Today was our last day of clinics. One team stayed at the mission, one team went to another Delmar clinic, and one team staffed General Hospital. I worked today in the general clinic at the mission. There we see sick patients, and do wound care and surgery. For some reason today we a tons of wound care. I drained an infected above knee amputation on a 4 year old girl, cleaned and redressed numerous other wounds, sutured a guys eyebrow, debreded a fresh second degree burn, and saw the biggest inguinal hernia I have ever seen. Oh, and diagnosed a case of malaria. As you can imagine it was a busy day. Tonight we are spending our final night at the Le Plaza hotel in Port au Prince. The amazing thing about Le Plaza is that inside is a resort style hotel with a swimming pool, air conditioning, and a dinning room with white linen clothes and outside are millions of people with no homes, no food, and nowhere to go. As I look around I see all the staff and I think that all of these people will leave here tonight after being dressed nice, waiting on people and spending there day in a luxurious (by haitian standards) and go home to their families in tents, homemade shacks, on on the streets. It's a very sad but true realization. I leave Haiti really wondering about their future. They've never really had great times but now the quality of life in Haiti has plummeted. How long can they live in tents and in filth? How long will help last, and then what? There is no governmental structure and never really has been. The people look to God and the government to take care of things, but then what? Even if the millions of dollars and aid that has been raised does start getting funneled in where to start? No home are livable. There's just rubble.
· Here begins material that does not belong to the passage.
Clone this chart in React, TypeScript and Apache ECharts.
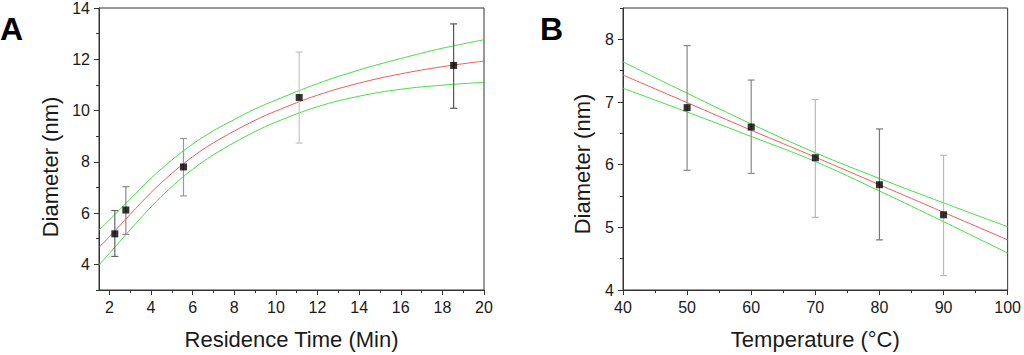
import React, { useEffect, useRef } from "react";
import * as echarts from "echarts";

// ---------- Panel A data ----------
const residenceTime = [2.26, 2.79, 5.56, 11.12, 18.54];
const diameterA = [5.19, 6.12, 7.8, 10.51, 11.76];
const errLowA = [4.31, 5.17, 6.67, 8.73, 10.09];
const errHighA = [6.1, 7.03, 8.91, 12.28, 13.38];

const fitXA = [1.5, 2, 3, 4, 5, 6, 7, 8, 9, 10, 12, 14, 16, 18, 20];
const fitA = [4.66, 5.08, 5.95, 6.8, 7.55, 8.2, 8.74, 9.2, 9.62, 9.98, 10.6, 11.07, 11.43, 11.71, 11.93];
const upperA = [5.34, 5.73, 6.55, 7.36, 8.07, 8.69, 9.21, 9.65, 10.06, 10.41, 11.05, 11.58, 12.03, 12.43, 12.76];
const lowerA = [3.98, 4.43, 5.35, 6.24, 7.03, 7.71, 8.27, 8.75, 9.18, 9.55, 10.15, 10.56, 10.83, 10.99, 11.1];

const xTicksA = [2, 4, 6, 8, 10, 12, 14, 16, 18, 20];
const xMinorA = [3, 5, 7, 9, 11, 13, 15, 17, 19];
const yTicksA = [4, 6, 8, 10, 12, 14];
const yMinorA = [3, 5, 7, 9, 11, 13];

// ---------- Panel B data ----------
const temperature = [50, 60, 70, 80, 90];
const diameterB = [6.91, 6.6, 6.11, 5.68, 5.2];
const errLowB = [5.91, 5.86, 5.16, 4.8, 4.23];
const errHighB = [7.9, 7.35, 7.04, 6.57, 6.15];

const fitXB = [40, 50, 60, 70, 80, 90, 100];
const fitB = [7.43, 6.99, 6.55, 6.12, 5.68, 5.24, 4.8];
const upperB = [7.64, 7.14, 6.65, 6.19, 5.78, 5.39, 5.01];
const lowerB = [7.22, 6.84, 6.45, 6.05, 5.58, 5.09, 4.59];

const xTicksB = [40, 50, 60, 70, 80, 90, 100];
const xMinorB = [45, 55, 65, 75, 85, 95];
const yTicksB = [4, 5, 6, 7, 8];
const yMinorB = [4.5, 5.5, 6.5, 7.5, 8.5];

// error bar colours (style)
const errColorA = ["#666", "#888", "#999", "#c4c4c4", "#555"];
const errColorB = ["#888", "#888", "#bbb", "#777", "#bbb"];

const FONT = "'Liberation Sans', Arial, sans-serif";
const AXIS_COLOR = "#333";
const RED = "#f25a5a";
const GREEN = "#44e044";

const zip = (xs: number[], ys: number[]) => xs.map((x, i) => [x, ys[i]]);

function mainX(gridIndex: number, min: number, max: number, ticks: number[], name: string) {
  return {
    type: "value",
    gridIndex,
    min,
    max,
    position: "bottom",
    axisLine: { show: true, onZero: false, lineStyle: { color: AXIS_COLOR, width: 1 } },
    axisTick: { show: true, inside: false, length: 5, customValues: ticks, lineStyle: { color: AXIS_COLOR } },
    axisLabel: { customValues: ticks, fontSize: 16, color: "#1a1a1a", margin: 9, fontFamily: FONT },
    splitLine: { show: false },
    name,
    nameLocation: "middle",
    nameGap: 38,
    nameTextStyle: { fontSize: 22, color: "#1a1a1a", fontFamily: FONT },
  };
}
function minorX(gridIndex: number, min: number, max: number, ticks: number[]) {
  return {
    type: "value",
    gridIndex,
    min,
    max,
    position: "bottom",
    axisLine: { show: false },
    axisTick: { show: true, inside: false, length: 3, customValues: ticks, lineStyle: { color: AXIS_COLOR } },
    axisLabel: { show: false },
    splitLine: { show: false },
  };
}
function mainY(gridIndex: number, min: number, max: number, ticks: number[]) {
  return {
    type: "value",
    gridIndex,
    min,
    max,
    position: "left",
    axisLine: { show: true, onZero: false, lineStyle: { color: AXIS_COLOR, width: 1 } },
    axisTick: { show: true, inside: false, length: 5, customValues: ticks, lineStyle: { color: AXIS_COLOR } },
    axisLabel: { customValues: ticks, fontSize: 16, color: "#1a1a1a", margin: 9, fontFamily: FONT },
    splitLine: { show: false },
  };
}
function minorY(gridIndex: number, min: number, max: number, ticks: number[]) {
  return {
    type: "value",
    gridIndex,
    min,
    max,
    position: "left",
    axisLine: { show: false },
    axisTick: { show: true, inside: false, length: 3, customValues: ticks, lineStyle: { color: AXIS_COLOR } },
    axisLabel: { show: false },
    splitLine: { show: false },
  };
}

function lineSeries(axisIdx: number, data: number[][], color: string) {
  return {
    type: "line",
    xAxisIndex: axisIdx,
    yAxisIndex: axisIdx,
    data,
    smooth: 0.4,
    symbol: "none",
    lineStyle: { color, width: 1 },
    z: 2,
  };
}

function errorSeries(axisIdx: number, xs: number[], lo: number[], hi: number[], colors: string[]) {
  return {
    type: "custom",
    xAxisIndex: axisIdx,
    yAxisIndex: axisIdx,
    data: xs.map((x, i) => [x, lo[i], hi[i]]),
    encode: { x: 0, y: [1, 2] },
    z: 3,
    renderItem: (params: any, api: any) => {
      const x = api.value(0);
      const top = api.coord([x, api.value(2)]);
      const bot = api.coord([x, api.value(1)]);
      const c = colors[params.dataIndex];
      const hw = 3.5;
      const st = { stroke: c, lineWidth: 1.2 };
      return {
        type: "group",
        children: [
          { type: "line", shape: { x1: top[0], y1: top[1], x2: bot[0], y2: bot[1] }, style: st },
          { type: "line", shape: { x1: top[0] - hw, y1: top[1], x2: top[0] + hw, y2: top[1] }, style: st },
          { type: "line", shape: { x1: bot[0] - hw, y1: bot[1], x2: bot[0] + hw, y2: bot[1] }, style: st },
        ],
      };
    },
  };
}

function pointSeries(axisIdx: number, data: number[][]) {
  return {
    type: "scatter",
    xAxisIndex: axisIdx,
    yAxisIndex: axisIdx,
    data,
    symbol: "rect",
    symbolSize: 7,
    itemStyle: { color: "#000" },
    z: 5,
  };
}

export default function App() {
  const ref = useRef<HTMLDivElement>(null);
  useEffect(() => {
    if (!ref.current) return;
    const chart = echarts.init(ref.current, null, { renderer: "svg" });
    const option: any = {
      animation: false,
      backgroundColor: "#fff",
      grid: [
        { left: 99, right: 540, top: 8, bottom: 64, show: true, borderColor: AXIS_COLOR, borderWidth: 1, backgroundColor: "transparent" },
        { left: 623, right: 16, top: 8, bottom: 65, show: true, borderColor: AXIS_COLOR, borderWidth: 1, backgroundColor: "transparent" },
      ],
      xAxis: [
        mainX(0, 1.5, 20, xTicksA, "Residence Time (Min)"),
        minorX(0, 1.5, 20, xMinorA),
        mainX(1, 40, 100, xTicksB, "Temperature (°C)"),
        minorX(1, 40, 100, xMinorB),
      ],
      yAxis: [
        mainY(0, 3, 14, yTicksA),
        minorY(0, 3, 14, yMinorA),
        mainY(1, 4, 8.5, yTicksB),
        minorY(1, 4, 8.5, yMinorB),
      ],
      graphic: [
        { type: "text", x: 0, y: 29, style: { text: "A", font: `bold 32px ${FONT}`, fill: "#000", verticalAlign: "middle", align: "left" } },
        { type: "text", x: 540, y: 29, style: { text: "B", font: `bold 32px ${FONT}`, fill: "#000", verticalAlign: "middle", align: "left" } },
        { type: "text", x: 50, y: 167, rotation: Math.PI / 2, style: { text: "Diameter (nm)", font: `22px ${FONT}`, fill: "#1a1a1a", align: "center", verticalAlign: "middle" } },
        { type: "text", x: 582, y: 164, rotation: Math.PI / 2, style: { text: "Diameter (nm)", font: `22px ${FONT}`, fill: "#1a1a1a", align: "center", verticalAlign: "middle" } },
      ],
      series: [
        lineSeries(0, zip(fitXA, upperA), GREEN),
        lineSeries(0, zip(fitXA, lowerA), GREEN),
        lineSeries(0, zip(fitXA, fitA), RED),
        errorSeries(0, residenceTime, errLowA, errHighA, errColorA),
        pointSeries(0, zip(residenceTime, diameterA)),
        lineSeries(2, zip(fitXB, upperB), GREEN),
        lineSeries(2, zip(fitXB, lowerB), GREEN),
        lineSeries(2, zip(fitXB, fitB), RED),
        errorSeries(2, temperature, errLowB, errHighB, errColorB),
        pointSeries(2, zip(temperature, diameterB)),
      ],
    };
    chart.setOption(option);
    return () => chart.dispose();
  }, []);
  return (
    <div
      ref={ref}
      style={{ position: "fixed", left: 0, top: 0, width: 1024, height: 355, background: "#fff" }}
    />
  );
}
I would like to say though that there are some people in Haiti really trying to make a difference. Our drivers/local guides/clinic organizers/everything else men Daniel and Richard were amazing. We pay these guys $40/day to be at our beckoning call and they were. We needed something they got it. They are amazingly hard working and smart guys with enormous hearts. I can't say enough about them. The children at the mission, all of which are orphans, swept and mopped the clinic floors everyday before and after clinic with huge smiles on their faces. They helped us carry our things, they always said thank you, and they made our trip worthwhile no matter what. I cannot imagine the tragedy they had lived and yet they smile and love everyone. The interpreters that helped us everyday were volunteers. they spent 12 hours or more everyday translating for us. Each person basically had their own interpreter for the day. That means 37 people came everyday to volunteer their time and energy to help us help the people of Haiti. Every rural clinic we went to, we had absolutely no problem finding people off the streets to volunteer to help us translate. I think that level of commitment, love, patriotism, what ever you want to call it is amazing. The future of Haiti looks very bleak but I think that it's guys like Richard and Daniel, our interpreters, and those smiling children that will really determine the future of Haiti.
Tonight will be my last blog from Haiti but when I return on Wed., I will be posting a series of blogs that will contain pictures, each with it's own story. I hope to keep these going for a while to give everyone a more visible picture of what we saw and experienced. Thank you for tuning in and thank you for supporting us.